Dienstag, 24. Februar 2015

Fliehkräfte von Stephan Thome

Also danke erstmal an alle, die trotzdem ab und zu in meinen Blog geschaut haben, obwohl ich lange nichts geschrieben habe. Gelesen habe ich, natürlich, immer.

Ob Fliehkräfte das richtige Wiedereinstiegsbuch ist, ist fraglich, es ist sicher kein must read. Und kein Buch, das die psychologische Tiefe seiner Figuren auslotet. Es geht um Hartmut Hainbach, Ende 50, Philosophieprofessor, in Bonn lebend. Seine Frau hat vor einigen Jahren beschlossen, der Ödnis der ehemaligen Bundeshauptstadt zu entkommen und in Berlin eine Stelle anzunehmen, nachdem die Tochter ausgezogen ist. Die Hainbachs führen also eine Fernbeziehung. Damit ist der Philosophieprofessor nicht glücklich, ein Angebot eines Berliner Verlags stellt ihn vor die Frage, ob er alles Erreichte loslassen und zu seiner Frau nach Berlin ziehen soll.
Kurzentschlossen macht er sich auf die Reise, von Paris über die Atlantikküste nach Spanien und Portugal, zu Stationen seines frühreren Lebens, zur Geliebten, zum Freund, zur Tochter, zur Familie. Trotz dieses Bemühens wird keine Verbindung zu den Personen aufgebaut, das Interesse Hartmuts am Anderen ist gering, selbst gegenüber der Tochter und Maria, der sehr sympathisch gezeichneten portugiesischen Ehefrau.
Obwohl Maria offensichtlich unglücklich war in Bonn, entging das dem Protagonisten, der sich um seine Karriere gekümmert hat. Nun, da  sie in Berlin ist, gibt er sich auf seiner spontanen Reise seiner Larmoyanz hin. Er kann nicht verstehen, dass sie ihn verlassen hat, obwohl er sie doch so sehr liebt.

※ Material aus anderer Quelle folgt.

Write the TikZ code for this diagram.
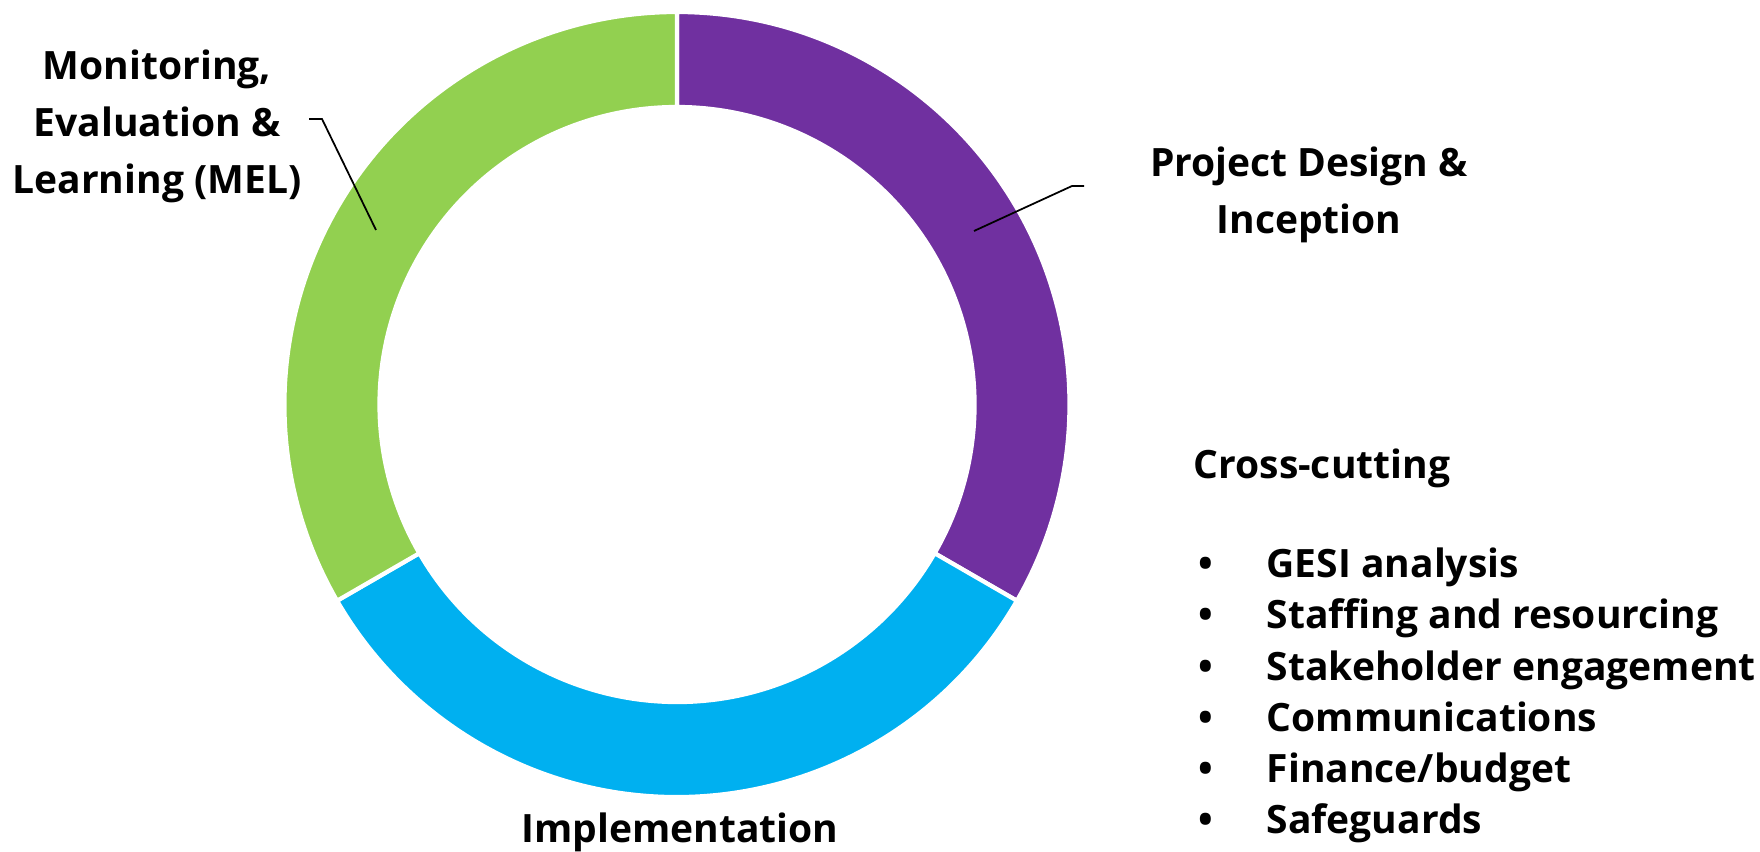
\documentclass[tikz,border=0pt]{standalone}
\usepackage{fontspec}
\setmainfont{Open Sans}
\usetikzlibrary{matrix}
\definecolor{pdpurple}{HTML}{7030A0}
\definecolor{implblue}{HTML}{00B0F0}
\definecolor{melgreen}{HTML}{92D050}
\newcommand{\ringseg}[3]{% colour, start, end
  \filldraw[fill=#1, draw=white, line width=1.2pt]
    ([shift={(c)}]#2:3.925) arc[start angle=#2, end angle=#3, radius=3.925]
    -- ([shift={(c)}]#3:2.975) arc[start angle=#3, end angle=#2, radius=2.975] -- cycle;}

\begin{document}
\begin{tikzpicture}[x=1cm,y=1cm,
  lbl/.style={font=\bfseries\fontsize{11.1}{16.2}\selectfont, align=center, inner sep=0pt}]
  \useasboundingbox (0,0) rectangle (17.6,-8.52);
  \coordinate (c) at (6.77,-4.045);

  \ringseg{pdpurple}{90}{-30}
  \ringseg{implblue}{-30}{-150}
  \ringseg{melgreen}{210}{90}

  \node[lbl, anchor=north] (mel) at (1.57,-0.49) {Monitoring,\\Evaluation \&\\Learning (MEL)};
  \node[lbl, anchor=north] (pdi) at (13.09,-1.46) {Project Design \&\\Inception};
  \node[lbl, anchor=base] (impl) at (6.80,-8.43) {Implementation};
  \node[lbl, anchor=base west] (cross) at (11.93,-4.79) {Cross-cutting};

  \coordinate (melpt) at (3.76,-2.30);
  \coordinate (pdipt) at (9.74,-2.31);
  \draw[line width=0.5pt] (melpt) -- ++(-0.54,1.11) -- ++(-0.13,0);
  \draw[line width=0.5pt] (pdipt) -- ++(0.98,0.45) -- ++(0.12,0);

  \matrix (list) [matrix of nodes, anchor=north west, inner sep=0pt, column sep=0pt,
    nodes={font=\bfseries\fontsize{11.1}{14}\selectfont, inner sep=0pt, text height=0.33cm, text depth=0.182cm, anchor=base west},
    column 1/.style={nodes={text width=0.68cm}}]
  at (11.98,-5.44) {
    \textbullet & GESI analysis \\
    \textbullet & Staffing and resourcing \\
    \textbullet & Stakeholder engagement \\
    \textbullet & Communications \\
    \textbullet & Finance/budget \\
    \textbullet & Safeguards \\
  };
\end{tikzpicture}
\end{document}
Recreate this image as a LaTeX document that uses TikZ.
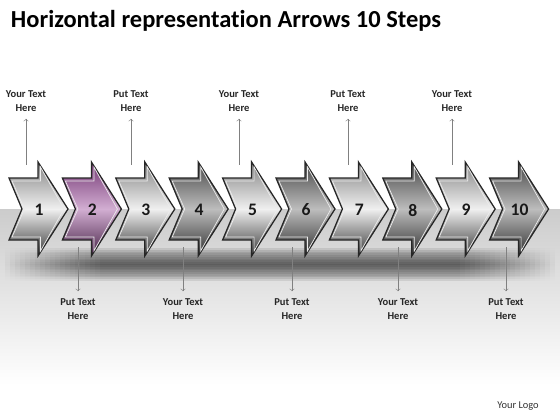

Was unter dieser Liebe zu verstehen ist (kein Interesse am anderen, keine Antennen für den Anderen, eigene Karriereabsichten durchdrücken, nur die eigenen Vorteile sehen) bleibt auf knapp 500 Seiten unverständlich, zumindest für mich als Frau...

Hier noch eine Gegenstimme: Keine dieser knapp fünfhundert Seiten möchte man missen; «Fliehkräfte» ist ein meisterhafter Roman (NZZ Feuilleton).

Neu erschien "Gegenspiel", erzählt von Maria aus Portugal über ihre öde deutschen Ehe...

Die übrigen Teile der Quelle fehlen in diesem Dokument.